Thank you for that question. It's a question that comes up a lot in our sector.
I sit on an innovation committee for Food Banks Canada, where we're trying to dream about what the food bank network will look like. We're about 40 years in from when most food banks were created in the early eighties, and we're asking what it will look like in 40 years.
That is a topic that comes up consistently. If people had more resources available, they would be able to spend those resources to get the things they need. It is part of the solution, but it's not the solution in its entirety. Food insecurity has existed for almost as long as humans have existed, so we need to have a robust thought process on how we address it. Certainly in part of it, food education has to come into it, as well as taking care of the food we've created.

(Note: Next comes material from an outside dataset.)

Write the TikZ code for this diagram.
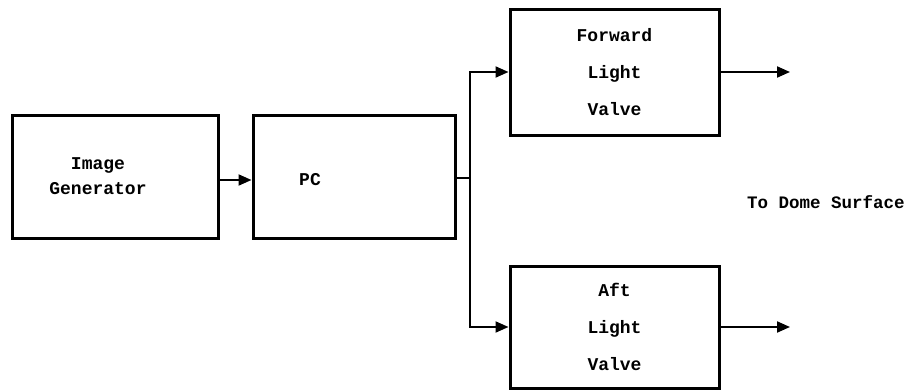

We're working on a project right now to create a food rescue centre, specifically because we are wasting so much food that we've spent the resources to create as a society. We've had the farmers spend the fuel to plow the fields to plant the food, and then because the market is soft or because there's no way to get it from point A to point B or there's no one to take it, we say that we'll just plow it back into the ground, but we've already spent the resources to use it, so we need to find a way to capture those resources. There's zero reason to throw food away if there are people in our community who need food.
I use the word “criminal”, and I use it wrongly. Admittedly, it's not criminal, but there's something morally wrong with our saying that we're willing to just throw food out en masse when we have people in our communities who are struggling to feed their children. We have to look at things very broadly when it comes to food insecurity. Income is certainly a part of that conversation.